_WRITTEN INSTRUCTION_.
Repeat every line of the listing below exactly, minus the pictures.

_DATA SHOWN_.
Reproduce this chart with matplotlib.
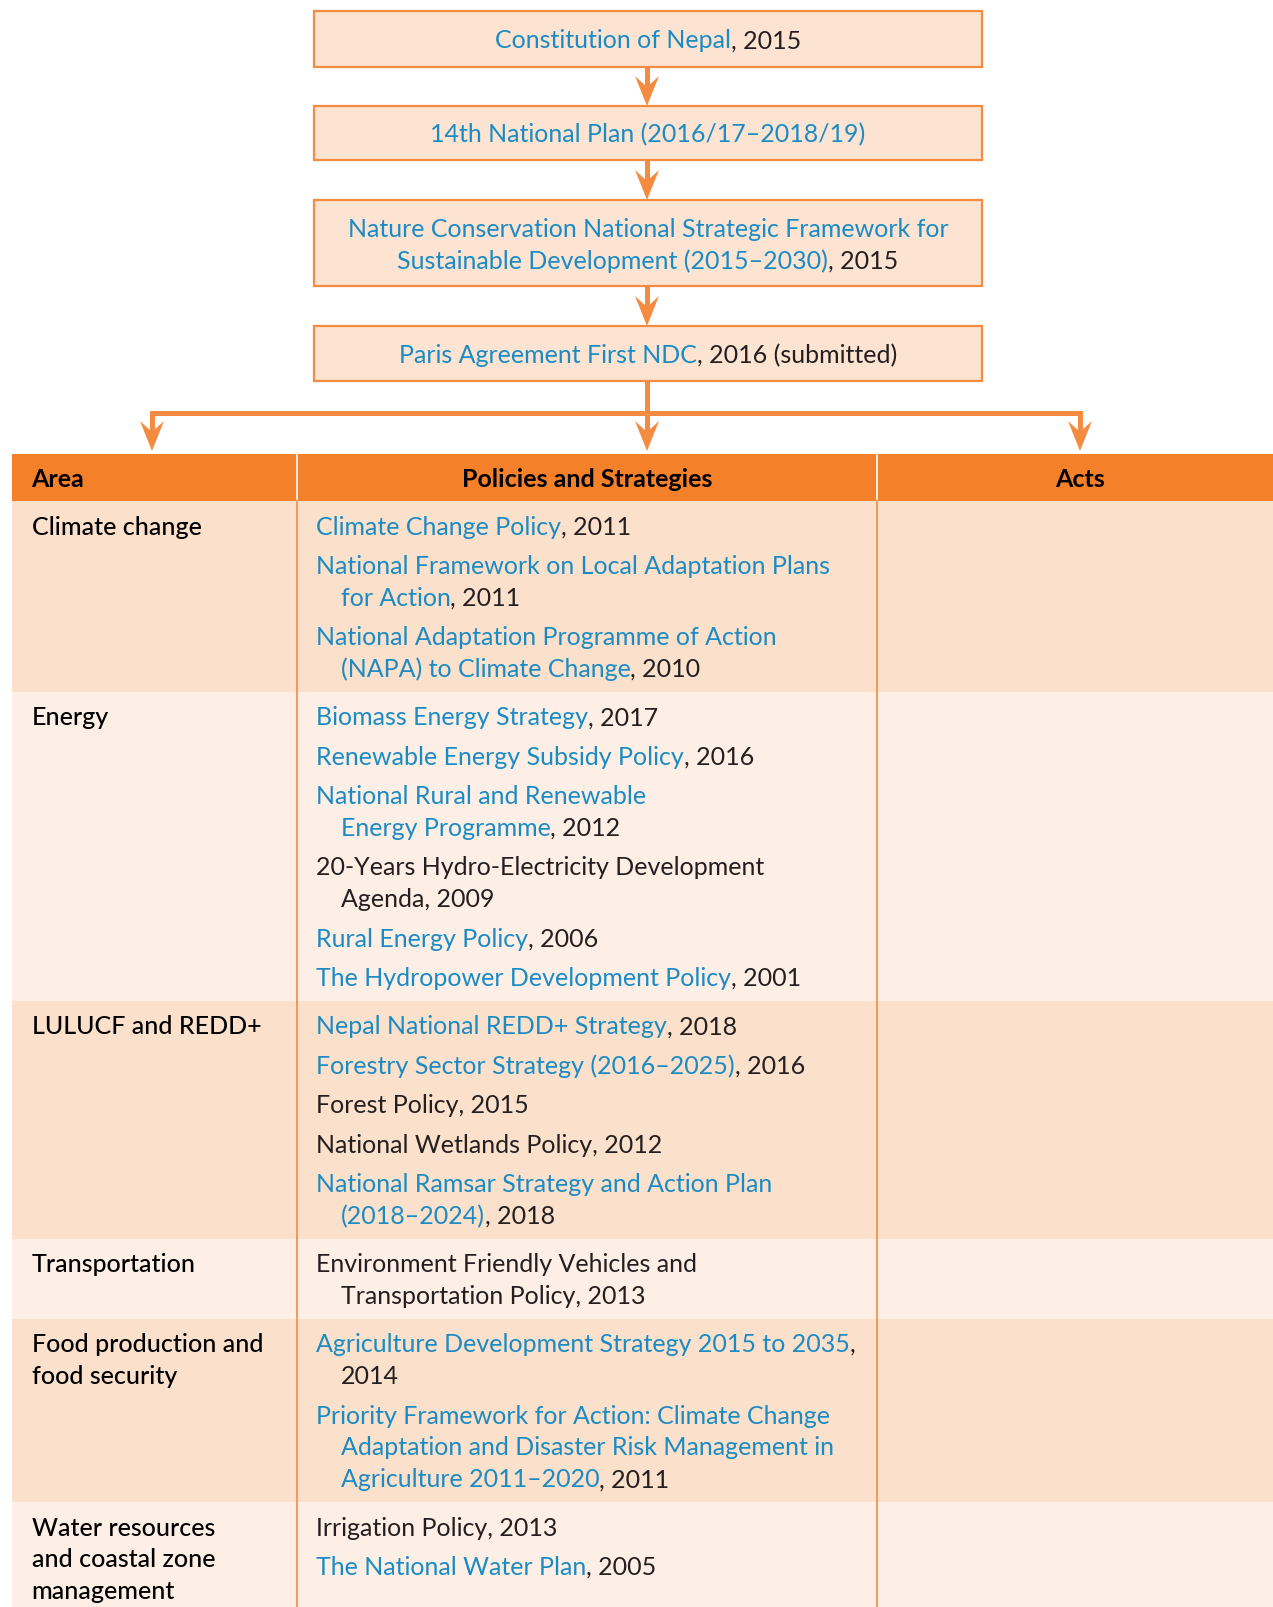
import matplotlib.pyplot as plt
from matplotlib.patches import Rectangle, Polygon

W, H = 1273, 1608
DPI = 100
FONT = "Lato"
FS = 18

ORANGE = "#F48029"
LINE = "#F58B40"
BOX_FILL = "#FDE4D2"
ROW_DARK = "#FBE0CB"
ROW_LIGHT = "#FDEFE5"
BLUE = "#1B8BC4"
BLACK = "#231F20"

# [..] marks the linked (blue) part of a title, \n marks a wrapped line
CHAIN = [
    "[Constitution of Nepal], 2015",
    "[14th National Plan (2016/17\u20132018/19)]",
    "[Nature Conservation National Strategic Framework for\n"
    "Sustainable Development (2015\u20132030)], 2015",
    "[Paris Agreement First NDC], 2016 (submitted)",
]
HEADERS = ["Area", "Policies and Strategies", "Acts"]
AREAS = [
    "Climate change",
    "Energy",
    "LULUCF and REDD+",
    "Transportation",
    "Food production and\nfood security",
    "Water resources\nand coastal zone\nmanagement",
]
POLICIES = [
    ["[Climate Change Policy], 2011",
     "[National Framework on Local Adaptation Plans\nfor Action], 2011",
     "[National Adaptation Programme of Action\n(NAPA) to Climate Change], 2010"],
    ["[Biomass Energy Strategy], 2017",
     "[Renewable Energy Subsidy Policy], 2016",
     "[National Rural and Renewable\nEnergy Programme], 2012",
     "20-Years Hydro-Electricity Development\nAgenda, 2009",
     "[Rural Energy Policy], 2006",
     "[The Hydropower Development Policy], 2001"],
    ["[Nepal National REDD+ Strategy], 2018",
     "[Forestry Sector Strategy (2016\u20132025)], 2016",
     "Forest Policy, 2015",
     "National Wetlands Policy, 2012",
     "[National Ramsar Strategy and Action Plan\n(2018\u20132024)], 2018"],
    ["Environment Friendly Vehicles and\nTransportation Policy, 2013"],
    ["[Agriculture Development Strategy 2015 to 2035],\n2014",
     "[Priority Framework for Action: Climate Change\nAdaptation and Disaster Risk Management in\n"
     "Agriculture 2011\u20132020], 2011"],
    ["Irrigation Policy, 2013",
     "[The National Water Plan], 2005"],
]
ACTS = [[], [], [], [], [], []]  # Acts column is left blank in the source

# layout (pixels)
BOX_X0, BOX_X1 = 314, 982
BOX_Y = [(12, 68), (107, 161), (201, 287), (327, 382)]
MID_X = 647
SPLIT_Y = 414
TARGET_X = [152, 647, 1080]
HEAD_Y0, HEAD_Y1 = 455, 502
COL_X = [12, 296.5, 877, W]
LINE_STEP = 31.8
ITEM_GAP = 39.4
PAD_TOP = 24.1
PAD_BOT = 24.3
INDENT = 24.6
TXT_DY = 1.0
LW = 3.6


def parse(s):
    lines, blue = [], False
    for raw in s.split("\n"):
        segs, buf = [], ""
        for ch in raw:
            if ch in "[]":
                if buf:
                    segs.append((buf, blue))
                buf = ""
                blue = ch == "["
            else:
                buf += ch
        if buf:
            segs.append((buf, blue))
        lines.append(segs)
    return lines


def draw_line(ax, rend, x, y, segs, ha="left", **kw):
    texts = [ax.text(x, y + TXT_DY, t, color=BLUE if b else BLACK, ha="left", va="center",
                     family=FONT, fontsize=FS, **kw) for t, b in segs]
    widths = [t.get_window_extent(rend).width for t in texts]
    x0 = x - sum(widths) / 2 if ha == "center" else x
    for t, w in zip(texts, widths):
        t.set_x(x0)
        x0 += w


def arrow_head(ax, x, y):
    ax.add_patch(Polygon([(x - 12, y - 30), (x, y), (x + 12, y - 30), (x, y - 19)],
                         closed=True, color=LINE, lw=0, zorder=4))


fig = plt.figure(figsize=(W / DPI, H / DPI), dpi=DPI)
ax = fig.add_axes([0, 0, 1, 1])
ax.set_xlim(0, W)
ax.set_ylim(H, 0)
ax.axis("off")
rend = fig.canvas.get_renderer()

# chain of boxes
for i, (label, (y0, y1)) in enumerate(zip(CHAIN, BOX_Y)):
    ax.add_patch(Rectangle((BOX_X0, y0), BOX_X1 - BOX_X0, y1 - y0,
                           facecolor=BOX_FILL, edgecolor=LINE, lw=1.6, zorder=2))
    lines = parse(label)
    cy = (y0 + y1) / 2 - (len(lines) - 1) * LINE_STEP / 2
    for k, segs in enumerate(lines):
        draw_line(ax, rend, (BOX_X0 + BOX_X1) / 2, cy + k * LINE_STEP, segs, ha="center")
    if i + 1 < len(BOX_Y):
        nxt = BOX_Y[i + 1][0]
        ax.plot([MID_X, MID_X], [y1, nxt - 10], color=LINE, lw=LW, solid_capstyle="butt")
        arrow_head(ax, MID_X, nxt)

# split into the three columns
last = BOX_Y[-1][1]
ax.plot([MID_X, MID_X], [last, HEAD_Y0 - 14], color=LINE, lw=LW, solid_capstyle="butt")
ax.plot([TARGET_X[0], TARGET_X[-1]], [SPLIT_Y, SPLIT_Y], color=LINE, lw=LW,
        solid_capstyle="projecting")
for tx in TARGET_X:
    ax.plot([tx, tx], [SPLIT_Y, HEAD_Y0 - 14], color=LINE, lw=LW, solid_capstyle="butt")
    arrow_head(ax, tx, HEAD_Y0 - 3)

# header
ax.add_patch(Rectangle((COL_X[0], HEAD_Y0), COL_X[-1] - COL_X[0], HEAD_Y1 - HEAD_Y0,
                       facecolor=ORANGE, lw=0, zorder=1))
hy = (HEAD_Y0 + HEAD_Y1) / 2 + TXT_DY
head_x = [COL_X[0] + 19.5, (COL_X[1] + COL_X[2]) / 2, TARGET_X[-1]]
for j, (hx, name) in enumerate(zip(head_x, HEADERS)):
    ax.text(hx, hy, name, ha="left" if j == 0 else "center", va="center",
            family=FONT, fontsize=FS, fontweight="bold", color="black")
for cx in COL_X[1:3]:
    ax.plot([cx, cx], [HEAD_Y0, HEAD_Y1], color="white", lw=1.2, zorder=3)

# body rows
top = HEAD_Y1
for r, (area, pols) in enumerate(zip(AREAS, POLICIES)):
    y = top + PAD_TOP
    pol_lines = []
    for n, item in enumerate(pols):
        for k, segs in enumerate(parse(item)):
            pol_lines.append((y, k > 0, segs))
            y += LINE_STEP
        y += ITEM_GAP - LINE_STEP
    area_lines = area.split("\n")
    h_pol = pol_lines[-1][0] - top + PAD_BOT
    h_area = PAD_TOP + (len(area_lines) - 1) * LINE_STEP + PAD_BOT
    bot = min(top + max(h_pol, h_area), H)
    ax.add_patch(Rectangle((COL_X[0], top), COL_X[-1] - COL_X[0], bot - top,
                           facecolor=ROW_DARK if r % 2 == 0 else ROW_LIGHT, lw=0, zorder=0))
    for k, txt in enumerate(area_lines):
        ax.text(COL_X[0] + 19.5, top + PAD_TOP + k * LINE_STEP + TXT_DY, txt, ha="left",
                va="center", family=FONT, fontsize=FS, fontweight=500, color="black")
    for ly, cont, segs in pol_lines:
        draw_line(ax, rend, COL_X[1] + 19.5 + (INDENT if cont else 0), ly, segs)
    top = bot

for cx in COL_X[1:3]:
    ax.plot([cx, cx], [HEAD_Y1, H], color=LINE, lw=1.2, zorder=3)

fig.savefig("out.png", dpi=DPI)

_OUTPUT FOR THIS TASK_.
Reproduce this chart with matplotlib.
import matplotlib.pyplot as plt
from matplotlib.patches import Rectangle, Polygon

W, H = 1273, 1608
DPI = 100
FONT = "Lato"
FS = 18

ORANGE = "#F48029"
LINE = "#F58B40"
BOX_FILL = "#FDE4D2"
ROW_DARK = "#FBE0CB"
ROW_LIGHT = "#FDEFE5"
BLUE = "#1B8BC4"
BLACK = "#231F20"

# [..] marks the linked (blue) part of a title, \n marks a wrapped line
CHAIN = [
    "[Constitution of Nepal], 2015",
    "[14th National Plan (2016/17\u20132018/19)]",
    "[Nature Conservation National Strategic Framework for\n"
    "Sustainable Development (2015\u20132030)], 2015",
    "[Paris Agreement First NDC], 2016 (submitted)",
]
HEADERS = ["Area", "Policies and Strategies", "Acts"]
AREAS = [
    "Climate change",
    "Energy",
    "LULUCF and REDD+",
    "Transportation",
    "Food production and\nfood security",
    "Water resources\nand coastal zone\nmanagement",
]
POLICIES = [
    ["[Climate Change Policy], 2011",
     "[National Framework on Local Adaptation Plans\nfor Action], 2011",
     "[National Adaptation Programme of Action\n(NAPA) to Climate Change], 2010"],
    ["[Biomass Energy Strategy], 2017",
     "[Renewable Energy Subsidy Policy], 2016",
     "[National Rural and Renewable\nEnergy Programme], 2012",
     "20-Years Hydro-Electricity Development\nAgenda, 2009",
     "[Rural Energy Policy], 2006",
     "[The Hydropower Development Policy], 2001"],
    ["[Nepal National REDD+ Strategy], 2018",
     "[Forestry Sector Strategy (2016\u20132025)], 2016",
     "Forest Policy, 2015",
     "National Wetlands Policy, 2012",
     "[National Ramsar Strategy and Action Plan\n(2018\u20132024)], 2018"],
    ["Environment Friendly Vehicles and\nTransportation Policy, 2013"],
    ["[Agriculture Development Strategy 2015 to 2035],\n2014",
     "[Priority Framework for Action: Climate Change\nAdaptation and Disaster Risk Management in\n"
     "Agriculture 2011\u20132020], 2011"],
    ["Irrigation Policy, 2013",
     "[The National Water Plan], 2005"],
]
ACTS = [[], [], [], [], [], []]  # Acts column is left blank in the source

# layout (pixels)
BOX_X0, BOX_X1 = 314, 982
BOX_Y = [(12, 68), (107, 161), (201, 287), (327, 382)]
MID_X = 647
SPLIT_Y = 414
TARGET_X = [152, 647, 1080]
HEAD_Y0, HEAD_Y1 = 455, 502
COL_X = [12, 296.5, 877, W]
LINE_STEP = 31.8
ITEM_GAP = 39.4
PAD_TOP = 24.1
PAD_BOT = 24.3
INDENT = 24.6
TXT_DY = 1.0
LW = 3.6


def parse(s):
    lines, blue = [], False
    for raw in s.split("\n"):
        segs, buf = [], ""
        for ch in raw:
            if ch in "[]":
                if buf:
                    segs.append((buf, blue))
                buf = ""
                blue = ch == "["
            else:
                buf += ch
        if buf:
            segs.append((buf, blue))
        lines.append(segs)
    return lines


def draw_line(ax, rend, x, y, segs, ha="left", **kw):
    texts = [ax.text(x, y + TXT_DY, t, color=BLUE if b else BLACK, ha="left", va="center",
                     family=FONT, fontsize=FS, **kw) for t, b in segs]
    widths = [t.get_window_extent(rend).width for t in texts]
    x0 = x - sum(widths) / 2 if ha == "center" else x
    for t, w in zip(texts, widths):
        t.set_x(x0)
        x0 += w


def arrow_head(ax, x, y):
    ax.add_patch(Polygon([(x - 12, y - 30), (x, y), (x + 12, y - 30), (x, y - 19)],
                         closed=True, color=LINE, lw=0, zorder=4))


fig = plt.figure(figsize=(W / DPI, H / DPI), dpi=DPI)
ax = fig.add_axes([0, 0, 1, 1])
ax.set_xlim(0, W)
ax.set_ylim(H, 0)
ax.axis("off")
rend = fig.canvas.get_renderer()

# chain of boxes
for i, (label, (y0, y1)) in enumerate(zip(CHAIN, BOX_Y)):
    ax.add_patch(Rectangle((BOX_X0, y0), BOX_X1 - BOX_X0, y1 - y0,
                           facecolor=BOX_FILL, edgecolor=LINE, lw=1.6, zorder=2))
    lines = parse(label)
    cy = (y0 + y1) / 2 - (len(lines) - 1) * LINE_STEP / 2
    for k, segs in enumerate(lines):
        draw_line(ax, rend, (BOX_X0 + BOX_X1) / 2, cy + k * LINE_STEP, segs, ha="center")
    if i + 1 < len(BOX_Y):
        nxt = BOX_Y[i + 1][0]
        ax.plot([MID_X, MID_X], [y1, nxt - 10], color=LINE, lw=LW, solid_capstyle="butt")
        arrow_head(ax, MID_X, nxt)

# split into the three columns
last = BOX_Y[-1][1]
ax.plot([MID_X, MID_X], [last, HEAD_Y0 - 14], color=LINE, lw=LW, solid_capstyle="butt")
ax.plot([TARGET_X[0], TARGET_X[-1]], [SPLIT_Y, SPLIT_Y], color=LINE, lw=LW,
        solid_capstyle="projecting")
for tx in TARGET_X:
    ax.plot([tx, tx], [SPLIT_Y, HEAD_Y0 - 14], color=LINE, lw=LW, solid_capstyle="butt")
    arrow_head(ax, tx, HEAD_Y0 - 3)

# header
ax.add_patch(Rectangle((COL_X[0], HEAD_Y0), COL_X[-1] - COL_X[0], HEAD_Y1 - HEAD_Y0,
                       facecolor=ORANGE, lw=0, zorder=1))
hy = (HEAD_Y0 + HEAD_Y1) / 2 + TXT_DY
head_x = [COL_X[0] + 19.5, (COL_X[1] + COL_X[2]) / 2, TARGET_X[-1]]
for j, (hx, name) in enumerate(zip(head_x, HEADERS)):
    ax.text(hx, hy, name, ha="left" if j == 0 else "center", va="center",
            family=FONT, fontsize=FS, fontweight="bold", color="black")
for cx in COL_X[1:3]:
    ax.plot([cx, cx], [HEAD_Y0, HEAD_Y1], color="white", lw=1.2, zorder=3)

# body rows
top = HEAD_Y1
for r, (area, pols) in enumerate(zip(AREAS, POLICIES)):
    y = top + PAD_TOP
    pol_lines = []
    for n, item in enumerate(pols):
        for k, segs in enumerate(parse(item)):
            pol_lines.append((y, k > 0, segs))
            y += LINE_STEP
        y += ITEM_GAP - LINE_STEP
    area_lines = area.split("\n")
    h_pol = pol_lines[-1][0] - top + PAD_BOT
    h_area = PAD_TOP + (len(area_lines) - 1) * LINE_STEP + PAD_BOT
    bot = min(top + max(h_pol, h_area), H)
    ax.add_patch(Rectangle((COL_X[0], top), COL_X[-1] - COL_X[0], bot - top,
                           facecolor=ROW_DARK if r % 2 == 0 else ROW_LIGHT, lw=0, zorder=0))
    for k, txt in enumerate(area_lines):
        ax.text(COL_X[0] + 19.5, top + PAD_TOP + k * LINE_STEP + TXT_DY, txt, ha="left",
                va="center", family=FONT, fontsize=FS, fontweight=500, color="black")
    for ly, cont, segs in pol_lines:
        draw_line(ax, rend, COL_X[1] + 19.5 + (INDENT if cont else 0), ly, segs)
    top = bot

for cx in COL_X[1:3]:
    ax.plot([cx, cx], [HEAD_Y1, H], color=LINE, lw=1.2, zorder=3)

fig.savefig("out.png", dpi=DPI)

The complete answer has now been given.